Hopefully it is warmer and drier tomorrow. I might try to make a push out of the park tomorrow.

The same…and different

April 16

Miles: 13.5

Location: Double Spring shelter, SMNP

Food: Granola, tuna and tortilla, Italian sausage and veggie mix with fresh wild leeks

Complaint of the day: None, really.

In some ways, today was very similar to yesterday. In other ways it was very unusual. It was similar in that the weather was pretty nice, there were some sizable hills early, and then I had to quit a little sooner than I wanted simply because the next shelter was farther than I want to go. Also, lots more flowers.

Spring Beauties!

The really interesting things happened once I stopped hiking for the day. Some of my fellow hikers proved themselves to be very notable. First, a hiker named Pipes proved to be a native food expert when brought up a shopping bag full of wild leeks that he had collected along the trail. He ate a bunch himself and passed out some to a few of the rest of us. It was a nice addition to my Italian sausage and marinara mix. 
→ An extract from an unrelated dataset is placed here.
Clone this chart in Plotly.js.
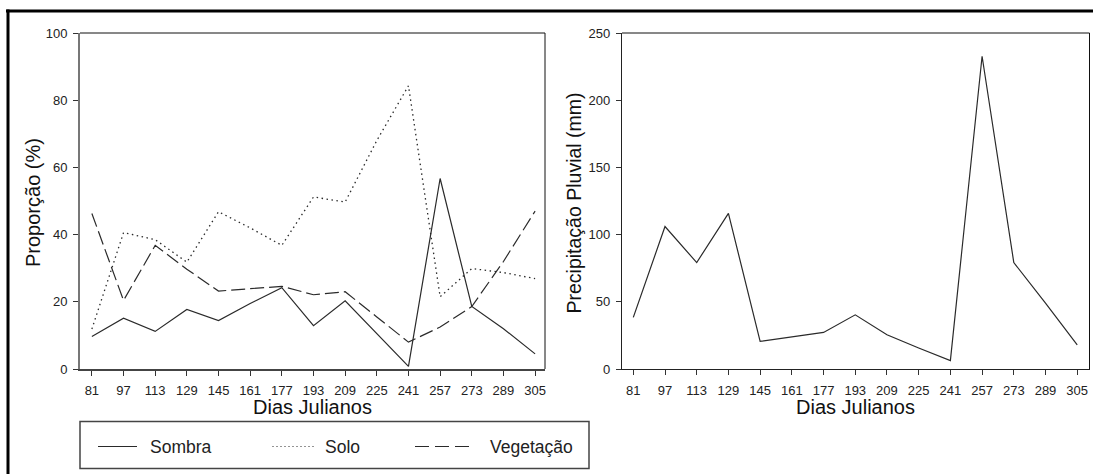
<!DOCTYPE html>
<html>
<head>
<meta charset="utf-8">
<script src="https://cdn.plot.ly/plotly-3.0.1.min.js"></script>
<style>html,body{margin:0;padding:0;background:#fff;}#chart{width:1093px;height:474px;}</style>
</head>
<body>
<div id="chart"></div>
<script>
// ---- data ----
const dias = [81, 97, 113, 129, 145, 161, 177, 193, 209, 225, 241, 257, 273, 289, 305];
const sombra    = [9.7, 15.1, 11.2, 17.7, 14.4, 19.5, 24.2, 12.9, 20.3, 10.5, 0.8, 56.7, 18.6, 12.0, 4.5];
const solo      = [11.9, 40.6, 38.5, 31.8, 46.8, 42.0, 36.8, 51.2, 49.7, 68.0, 84.3, 21.5, 29.9, 28.7, 26.9];
const vegetacao = [46.3, 20.4, 36.8, 29.7, 23.2, 23.9, 24.6, 22.1, 23.0, 15.5, 8.0, 12.5, 18.6, 32.0, 47.0];
const precipitacao = [38.4, 106.0, 79.2, 115.8, 20.5, 23.8, 27.2, 40.3, 25.5, 15.6, 6.2, 232.7, 79.2, 49.0, 18.0];
const serieNomes = ["Sombra", "Solo", "Vegetação"];
const tituloX = "Dias Julianos";
const tituloY1 = "Proporção (%)";
const tituloY2 = "Precipitação Pluvial (mm)";

// ---- layout helpers (pixel -> paper) ----
const W = 1093, H = 474;
const px = x => x / W;
const py = y => 1 - y / H;

const FONT = "Liberation Sans, Arial, sans-serif";
const LINEC = "#2a2a2a";
const dashes = ["solid", "1.5px,3.5px", "14px,5px"];

const traces = [
  {x: dias, y: sombra, name: serieNomes[0], xaxis: "x", yaxis: "y", mode: "lines",
   line: {color: LINEC, width: 1.2, dash: dashes[0]}},
  {x: dias, y: solo, name: serieNomes[1], xaxis: "x", yaxis: "y", mode: "lines",
   line: {color: LINEC, width: 1.3, dash: dashes[1]}},
  {x: dias, y: vegetacao, name: serieNomes[2], xaxis: "x", yaxis: "y", mode: "lines",
   line: {color: LINEC, width: 1.2, dash: dashes[2]}},
  {x: dias, y: precipitacao, name: "Precipitação", xaxis: "x2", yaxis: "y2", mode: "lines",
   line: {color: LINEC, width: 1.2}}
];

const tickFont = {family: FONT, size: 13, color: "#222"};
const xCommon = {
  tickmode: "array", tickvals: dias, ticktext: dias.map(String),
  ticks: "outside", ticklen: 5, tickwidth: 1, tickcolor: "#333",
  showgrid: false, zeroline: false, showline: true, linecolor: "#444", linewidth: 1.5,
  tickfont: tickFont, ticklabelstandoff: 4, fixedrange: true
};
const yCommon = {
  ticks: "outside", ticklen: 5, tickwidth: 1, tickcolor: "#333",
  showgrid: false, zeroline: false, showline: true, linecolor: "#777", linewidth: 2,
  tickfont: tickFont, ticklabelstandoff: 3, fixedrange: true
};

const L1 = 80, R1 = 545, T = 33, B = 369;
const L2 = 622, R2 = 1089.5;

const layout = {
  width: W, height: H,
  margin: {l: 0, r: 0, t: 0, b: 0},
  paper_bgcolor: "#fff", plot_bgcolor: "#fff",
  showlegend: false,
  font: {family: FONT, color: "#222"},
  xaxis: Object.assign({}, xCommon, {domain: [px(L1), px(R1)], range: [75.0, 310.0], anchor: "y"}),
  yaxis: Object.assign({}, yCommon, {domain: [py(B), py(T)], range: [0, 100], dtick: 20, tick0: 0, anchor: "x"}),
  xaxis2: Object.assign({}, xCommon, {domain: [px(L2), px(R2)], range: [75.3, 311.2], anchor: "y2", linecolor: "#222", linewidth: 1.2}),
  yaxis2: Object.assign({}, yCommon, {domain: [py(B), py(T)], range: [0, 250], dtick: 50, tick0: 0, anchor: "x2", linecolor: "#222", linewidth: 1.2}),
  shapes: [
    // outer frame (top and left)
    {type: "line", xref: "paper", yref: "paper", x0: px(6), x1: 1, y0: py(11), y1: py(11), line: {color: "#000", width: 3}},
    {type: "line", xref: "paper", yref: "paper", x0: px(8), x1: px(8), y0: py(9.5), y1: 0, line: {color: "#000", width: 3}},
    // top/right borders of plots
    {type: "line", xref: "x domain", yref: "y domain", x0: 0, x1: 1, y0: 1, y1: 1, line: {color: "#111", width: 1}},
    {type: "line", xref: "x domain", yref: "y domain", x0: 1, x1: 1, y0: 0, y1: 1, line: {color: "#111", width: 1}},
    {type: "line", xref: "x2 domain", yref: "y2 domain", x0: 0, x1: 1, y0: 1, y1: 1, line: {color: "#111", width: 1}},
    {type: "line", xref: "x2 domain", yref: "y2 domain", x0: 1, x1: 1, y0: 0, y1: 1, line: {color: "#111", width: 1}},
    // legend box
    {type: "rect", xref: "paper", yref: "paper", x0: px(80), x1: px(589), y0: py(468.5), y1: py(421.5),
     line: {color: "#444", width: 1.5}, fillcolor: "rgba(0,0,0,0)"},
    // legend samples
    {type: "line", xref: "paper", yref: "paper", x0: px(98), x1: px(137), y0: py(446.5), y1: py(446.5),
     line: {color: LINEC, width: 1.2, dash: dashes[0]}},
    {type: "line", xref: "paper", yref: "paper", x0: px(272.5), x1: px(314), y0: py(446.5), y1: py(446.5),
     line: {color: LINEC, width: 1.2, dash: "1px,3px"}},
    {type: "line", xref: "paper", yref: "paper", x0: px(415), x1: px(469), y0: py(446.5), y1: py(446.5),
     line: {color: LINEC, width: 1.2, dash: "14px,6px"}}
  ],
  annotations: [
    {text: tituloX, xref: "paper", yref: "paper", x: px((L1 + R1) / 2), y: py(406.7), showarrow: false,
     xanchor: "center", yanchor: "middle", font: {family: FONT, size: 20, color: "#111"}},
    {text: tituloX, xref: "paper", yref: "paper", x: px((L2 + R2) / 2), y: py(406.7), showarrow: false,
     xanchor: "center", yanchor: "middle", font: {family: FONT, size: 20, color: "#111"}},
    {text: tituloY1, xref: "paper", yref: "paper", x: px(33), y: py(203), showarrow: false, textangle: -90,
     xanchor: "center", yanchor: "middle", font: {family: FONT, size: 20, color: "#111"}},
    {text: tituloY2, xref: "paper", yref: "paper", x: px(573.5), y: py(203), showarrow: false, textangle: -90,
     xanchor: "center", yanchor: "middle", font: {family: FONT, size: 19.5, color: "#111"}},
    {text: serieNomes[0], xref: "paper", yref: "paper", x: px(148), y: py(446.5), showarrow: false,
     xanchor: "left", yanchor: "middle", font: {family: FONT, size: 17.5, color: "#222"}},
    {text: serieNomes[1], xref: "paper", yref: "paper", x: px(323), y: py(446.5), showarrow: false,
     xanchor: "left", yanchor: "middle", font: {family: FONT, size: 17.5, color: "#222"}},
    {text: serieNomes[2], xref: "paper", yref: "paper", x: px(488), y: py(446.5), showarrow: false,
     xanchor: "left", yanchor: "middle", font: {family: FONT, size: 17.5, color: "#222"}}
  ]
};

Plotly.newPlot("chart", traces, layout, {staticPlot: true, displayModeBar: false});
</script>
</body>
</html>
Later, talking with another hiker, he mentioned how he has already done many thru hikes. He has completed over 12,000 trail miles. He is currently trying to become the 18th person ever to complete the AT, the Pacific Crest Trail, the Continental Divide Trail, and the North Country Trail. If he  succeeds, he will actually become the first person to ever complete all four big trails over the course of four consecutive years. He is kind of a big deal.

Slightly later, Pipes showed how he got the name Pipes. He went into his backpack and pulled out an actual set of bagpipes. Seriously. Another guy had a set of drumsticks and the two of them put on a short impromptu jam session. 

You can meet some very interesting people on the AT.